La Nina brings cheers, Australia wheat crop to flourish

SINGAPORE (Reuters) - Australia’s wheat crop is expected to flourish and coffee cherries in Vietnam may receive much-needed rains after a brief yet severe dry spell as the La Nina weather phenomenon develops.

La Nina, which normally follows an El Nino event, is linked with increased probability of wetter conditions in the western Pacific, particularly in eastern Australia and Asia, and drier conditions in South America.

As a result, Indonesia may see some rainfall during the dry season and rice farmers in Thailand could expect ample water supply as the dry season ends, industry sources said on Thursday. In India, the monsoon is progressing and government officials are still assessing the impact of La Nina on crops.

“Some areas in Indonesia have entered the dry season, but this year, we experience a wet dry season,” said Hendro Santoso, the head of climate forecast at the Meteorology, Climatology and Geophysic Agency in Jakarta.

“This is because sea surface in Indonesia is still warm which triggers higher evaporation. Also, El Nino is weakening and progressing toward La Nina,” he added.

Sporadic rains hit parts of Sumatra, Borneo as well as the main island of Java but there were no reports of damage to crops. Indonesia is the world’s largest palm oil producer, the third-largest for cocoa and the second-biggest producer of robusta beans.

The El Nino in Asia, which is the world’s biggest supplier of palm oil and rubber and a key producer of coffee, sugar, cocoa and rice, has brought hotter weather to farms and plantations, drying out trees and curbing yields.

Historically, about 35 to 40 percent of El Nino events are followed by a La Nina within the same year.

La Nina brings joy to Australian farmers, who are sowing their winter crop that includes wheat and barley, before harvests begin in late 2010. Australia is the world’s fourth largest wheat exporter.

“Any rain before October is hugely beneficial to yields,” said Frank Drum, an agri-economist at National Australia Bank.

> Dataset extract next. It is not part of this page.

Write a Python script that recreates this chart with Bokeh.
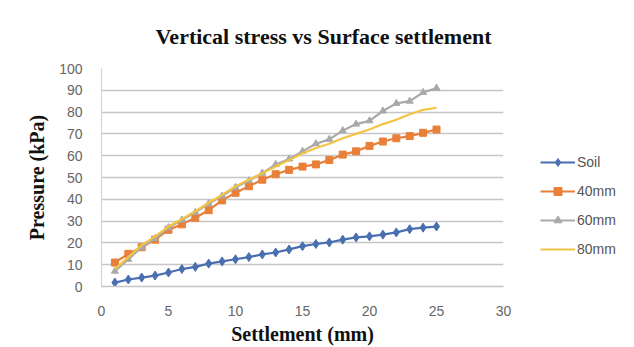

“The big benefit that we will have this year is the vast majority of the crop went in a little bit earlier, which means the yield loss that we’ve experienced in the last few years when there’s been a shorter growing period, won’t be a problem this season.”

Forecasts for Australia’s 2010/11 wheat crop range from 20.5 million to 22.5 million tonnes but will likely be raised due to soaking rains in the first week of June, that replenished drying fields in eastern Australia.


While the dry spell in the first half of May curbed the size of coffee cherries in Vietnam’s Central Highlands coffee belt, too much rain could also have a negative impact on the crop. Vietnam is the world’s largest robusta producer.

“It’s not necessary that La Nina always follows El Nino, but we keep an eye on heavy rains that could fall from late August,” a state forecaster said by telephone from Buon Ma Thuot, Daklak’s capital.

In neighboring Thailand, the rainy season would start in July, with more rains expected in the following month.

“Rains should start falling in some areas in June and July. However, the average rainfall is likely to remain low,” said Somchai Baimoung, Deputy Director General of the Department of Meteorology.

The downpour is likely to benefit rice but excessive rains could affect sugar crushing later this year. Thailand is the world’s biggest rice exporter and the second largest for sugar.

With a dry-spell at the beginning of the year and the prospect of excessive rains in October, traders and senior officials said they expected Thai 2010/11 sugar crop output flat at around 6.8-7.0 million tonnes.